*Description of the task:*
Render the material again word for word, skipping the pictures in it.

*Collected material:*
- - - -

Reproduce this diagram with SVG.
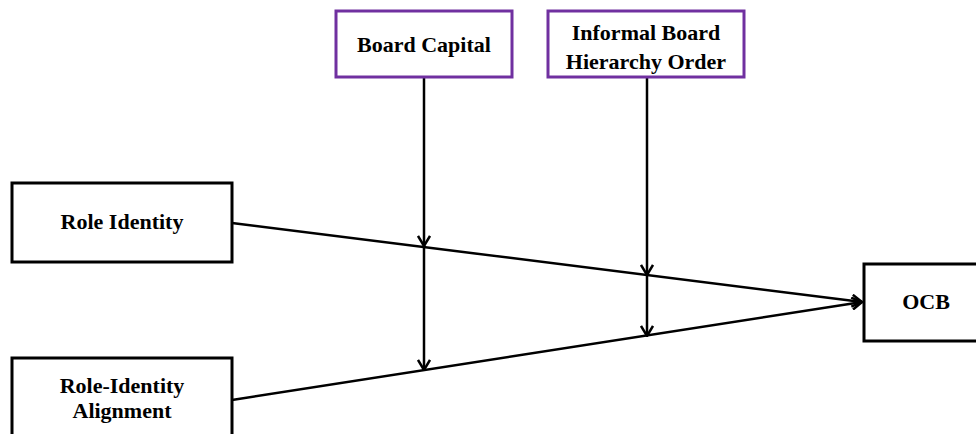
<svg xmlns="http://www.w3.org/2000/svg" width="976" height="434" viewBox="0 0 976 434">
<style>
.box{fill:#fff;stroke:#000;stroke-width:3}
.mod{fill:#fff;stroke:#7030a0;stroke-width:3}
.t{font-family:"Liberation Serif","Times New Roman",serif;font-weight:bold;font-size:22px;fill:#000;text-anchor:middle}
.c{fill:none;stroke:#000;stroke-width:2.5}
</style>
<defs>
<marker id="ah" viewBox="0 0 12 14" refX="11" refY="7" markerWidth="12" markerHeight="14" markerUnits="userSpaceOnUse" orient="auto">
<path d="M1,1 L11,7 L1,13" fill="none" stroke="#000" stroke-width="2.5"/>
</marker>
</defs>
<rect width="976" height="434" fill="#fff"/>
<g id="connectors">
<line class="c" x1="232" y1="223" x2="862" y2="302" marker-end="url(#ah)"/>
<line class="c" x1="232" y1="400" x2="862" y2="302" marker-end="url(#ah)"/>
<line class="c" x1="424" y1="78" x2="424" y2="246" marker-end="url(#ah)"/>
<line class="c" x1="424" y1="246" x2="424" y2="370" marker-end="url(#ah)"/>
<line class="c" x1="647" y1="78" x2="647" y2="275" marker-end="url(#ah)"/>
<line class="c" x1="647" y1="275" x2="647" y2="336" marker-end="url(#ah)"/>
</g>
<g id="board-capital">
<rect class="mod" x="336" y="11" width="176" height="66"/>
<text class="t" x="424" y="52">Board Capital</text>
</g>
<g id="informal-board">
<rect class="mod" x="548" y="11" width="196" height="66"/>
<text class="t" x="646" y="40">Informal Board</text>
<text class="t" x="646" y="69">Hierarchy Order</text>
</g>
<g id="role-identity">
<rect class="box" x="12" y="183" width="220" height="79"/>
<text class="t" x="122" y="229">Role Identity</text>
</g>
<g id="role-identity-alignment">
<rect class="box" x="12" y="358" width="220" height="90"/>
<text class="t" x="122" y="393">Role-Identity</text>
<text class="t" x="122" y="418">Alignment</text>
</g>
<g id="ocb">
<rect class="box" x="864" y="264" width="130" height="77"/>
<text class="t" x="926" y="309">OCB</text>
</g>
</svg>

- - - -

*Response to the exercise:*
Reproduce this diagram with SVG.
<svg xmlns="http://www.w3.org/2000/svg" width="976" height="434" viewBox="0 0 976 434">
<style>
.box{fill:#fff;stroke:#000;stroke-width:3}
.mod{fill:#fff;stroke:#7030a0;stroke-width:3}
.t{font-family:"Liberation Serif","Times New Roman",serif;font-weight:bold;font-size:22px;fill:#000;text-anchor:middle}
.c{fill:none;stroke:#000;stroke-width:2.5}
</style>
<defs>
<marker id="ah" viewBox="0 0 12 14" refX="11" refY="7" markerWidth="12" markerHeight="14" markerUnits="userSpaceOnUse" orient="auto">
<path d="M1,1 L11,7 L1,13" fill="none" stroke="#000" stroke-width="2.5"/>
</marker>
</defs>
<rect width="976" height="434" fill="#fff"/>
<g id="connectors">
<line class="c" x1="232" y1="223" x2="862" y2="302" marker-end="url(#ah)"/>
<line class="c" x1="232" y1="400" x2="862" y2="302" marker-end="url(#ah)"/>
<line class="c" x1="424" y1="78" x2="424" y2="246" marker-end="url(#ah)"/>
<line class="c" x1="424" y1="246" x2="424" y2="370" marker-end="url(#ah)"/>
<line class="c" x1="647" y1="78" x2="647" y2="275" marker-end="url(#ah)"/>
<line class="c" x1="647" y1="275" x2="647" y2="336" marker-end="url(#ah)"/>
</g>
<g id="board-capital">
<rect class="mod" x="336" y="11" width="176" height="66"/>
<text class="t" x="424" y="52">Board Capital</text>
</g>
<g id="informal-board">
<rect class="mod" x="548" y="11" width="196" height="66"/>
<text class="t" x="646" y="40">Informal Board</text>
<text class="t" x="646" y="69">Hierarchy Order</text>
</g>
<g id="role-identity">
<rect class="box" x="12" y="183" width="220" height="79"/>
<text class="t" x="122" y="229">Role Identity</text>
</g>
<g id="role-identity-alignment">
<rect class="box" x="12" y="358" width="220" height="90"/>
<text class="t" x="122" y="393">Role-Identity</text>
<text class="t" x="122" y="418">Alignment</text>
</g>
<g id="ocb">
<rect class="box" x="864" y="264" width="130" height="77"/>
<text class="t" x="926" y="309">OCB</text>
</g>
</svg>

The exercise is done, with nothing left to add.